━━ Given material

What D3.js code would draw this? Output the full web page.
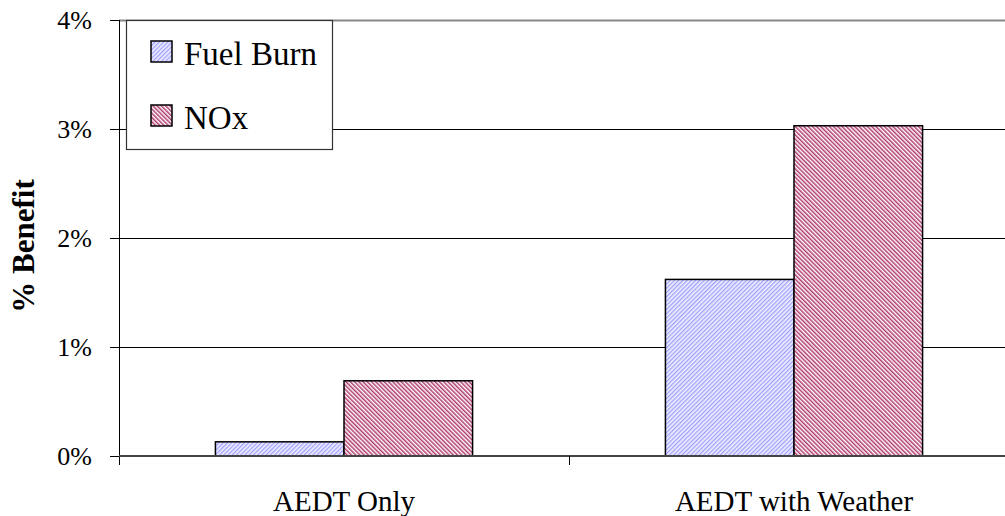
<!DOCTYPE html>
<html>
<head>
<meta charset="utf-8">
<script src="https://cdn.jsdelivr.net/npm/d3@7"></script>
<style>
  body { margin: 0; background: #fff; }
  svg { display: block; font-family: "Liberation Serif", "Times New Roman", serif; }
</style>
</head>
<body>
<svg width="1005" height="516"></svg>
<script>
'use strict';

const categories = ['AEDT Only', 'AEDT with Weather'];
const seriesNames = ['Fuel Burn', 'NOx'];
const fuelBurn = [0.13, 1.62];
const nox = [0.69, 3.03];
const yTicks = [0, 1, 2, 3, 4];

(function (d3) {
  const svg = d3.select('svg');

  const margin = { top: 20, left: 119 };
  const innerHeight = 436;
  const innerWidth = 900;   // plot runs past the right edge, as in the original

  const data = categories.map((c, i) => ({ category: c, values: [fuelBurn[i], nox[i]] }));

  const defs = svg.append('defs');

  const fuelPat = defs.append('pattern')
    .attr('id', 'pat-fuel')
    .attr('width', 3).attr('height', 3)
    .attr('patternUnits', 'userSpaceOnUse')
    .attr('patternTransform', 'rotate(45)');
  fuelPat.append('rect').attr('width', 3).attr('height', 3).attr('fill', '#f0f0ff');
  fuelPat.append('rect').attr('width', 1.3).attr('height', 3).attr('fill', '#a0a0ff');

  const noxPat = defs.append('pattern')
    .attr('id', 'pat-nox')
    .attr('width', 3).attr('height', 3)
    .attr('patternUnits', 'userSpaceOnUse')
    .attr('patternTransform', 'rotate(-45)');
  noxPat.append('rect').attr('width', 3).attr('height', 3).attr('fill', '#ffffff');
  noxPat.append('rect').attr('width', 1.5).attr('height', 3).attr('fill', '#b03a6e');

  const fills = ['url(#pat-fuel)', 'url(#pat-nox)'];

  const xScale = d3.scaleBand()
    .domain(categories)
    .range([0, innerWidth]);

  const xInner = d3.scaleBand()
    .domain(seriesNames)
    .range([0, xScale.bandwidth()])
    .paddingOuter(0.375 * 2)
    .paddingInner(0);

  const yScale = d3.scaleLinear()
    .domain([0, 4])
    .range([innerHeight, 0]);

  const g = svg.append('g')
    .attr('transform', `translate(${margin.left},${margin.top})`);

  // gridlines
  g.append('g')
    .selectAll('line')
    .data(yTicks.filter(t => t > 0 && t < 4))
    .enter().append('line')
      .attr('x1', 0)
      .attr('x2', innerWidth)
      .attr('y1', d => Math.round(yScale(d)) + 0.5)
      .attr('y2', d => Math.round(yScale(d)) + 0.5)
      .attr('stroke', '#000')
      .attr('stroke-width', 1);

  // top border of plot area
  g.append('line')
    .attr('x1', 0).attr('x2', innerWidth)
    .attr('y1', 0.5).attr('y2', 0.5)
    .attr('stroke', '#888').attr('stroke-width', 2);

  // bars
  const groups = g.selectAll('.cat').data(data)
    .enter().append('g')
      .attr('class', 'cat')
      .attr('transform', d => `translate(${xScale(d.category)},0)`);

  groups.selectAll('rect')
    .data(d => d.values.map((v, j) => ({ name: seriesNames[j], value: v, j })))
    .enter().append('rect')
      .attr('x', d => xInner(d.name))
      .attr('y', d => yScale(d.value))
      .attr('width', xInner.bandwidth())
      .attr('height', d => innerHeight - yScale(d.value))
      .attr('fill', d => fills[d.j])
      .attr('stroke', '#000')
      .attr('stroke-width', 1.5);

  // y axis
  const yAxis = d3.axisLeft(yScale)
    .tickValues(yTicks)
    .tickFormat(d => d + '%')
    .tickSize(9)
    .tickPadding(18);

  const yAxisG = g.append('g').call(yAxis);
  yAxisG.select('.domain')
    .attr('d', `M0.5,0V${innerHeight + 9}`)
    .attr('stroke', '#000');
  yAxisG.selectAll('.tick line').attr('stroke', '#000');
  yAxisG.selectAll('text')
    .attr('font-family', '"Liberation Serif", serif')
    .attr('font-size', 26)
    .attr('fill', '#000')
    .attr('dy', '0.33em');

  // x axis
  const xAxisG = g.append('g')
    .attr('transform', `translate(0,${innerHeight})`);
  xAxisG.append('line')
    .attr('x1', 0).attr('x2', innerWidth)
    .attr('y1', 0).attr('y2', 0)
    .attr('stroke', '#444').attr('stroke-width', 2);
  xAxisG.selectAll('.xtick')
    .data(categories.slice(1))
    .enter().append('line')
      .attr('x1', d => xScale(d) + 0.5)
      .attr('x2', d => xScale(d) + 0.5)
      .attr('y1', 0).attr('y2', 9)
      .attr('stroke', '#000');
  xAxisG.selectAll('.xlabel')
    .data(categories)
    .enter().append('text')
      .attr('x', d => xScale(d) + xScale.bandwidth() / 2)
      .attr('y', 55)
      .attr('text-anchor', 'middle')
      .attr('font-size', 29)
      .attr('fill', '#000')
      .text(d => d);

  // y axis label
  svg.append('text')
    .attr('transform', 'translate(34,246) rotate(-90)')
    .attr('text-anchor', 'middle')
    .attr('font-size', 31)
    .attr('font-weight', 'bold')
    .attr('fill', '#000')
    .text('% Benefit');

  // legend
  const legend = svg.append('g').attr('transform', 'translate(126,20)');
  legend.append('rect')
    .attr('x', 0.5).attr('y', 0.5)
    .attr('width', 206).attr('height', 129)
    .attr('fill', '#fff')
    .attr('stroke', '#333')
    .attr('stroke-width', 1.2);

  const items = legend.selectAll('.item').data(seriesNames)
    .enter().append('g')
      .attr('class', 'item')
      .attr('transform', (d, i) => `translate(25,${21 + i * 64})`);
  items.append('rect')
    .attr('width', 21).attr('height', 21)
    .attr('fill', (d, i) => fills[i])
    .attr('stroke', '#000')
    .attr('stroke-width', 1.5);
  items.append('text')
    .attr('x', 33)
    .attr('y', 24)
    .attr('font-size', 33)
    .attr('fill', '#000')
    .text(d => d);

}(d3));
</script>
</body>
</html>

━━━━

Starting at the top of the listing above, please restate word for word each line up to and including the one that holds "const innerWidth = 900;", omitting every image.

### The answer
What D3.js code would draw this? Output the full web page.
<!DOCTYPE html>
<html>
<head>
<meta charset="utf-8">
<script src="https://cdn.jsdelivr.net/npm/d3@7"></script>
<style>
  body { margin: 0; background: #fff; }
  svg { display: block; font-family: "Liberation Serif", "Times New Roman", serif; }
</style>
</head>
<body>
<svg width="1005" height="516"></svg>
<script>
'use strict';

const categories = ['AEDT Only', 'AEDT with Weather'];
const seriesNames = ['Fuel Burn', 'NOx'];
const fuelBurn = [0.13, 1.62];
const nox = [0.69, 3.03];
const yTicks = [0, 1, 2, 3, 4];

(function (d3) {
  const svg = d3.select('svg');

  const margin = { top: 20, left: 119 };
  const innerHeight = 436;
  const innerWidth = 900;   // plot runs past the right edge, as in the original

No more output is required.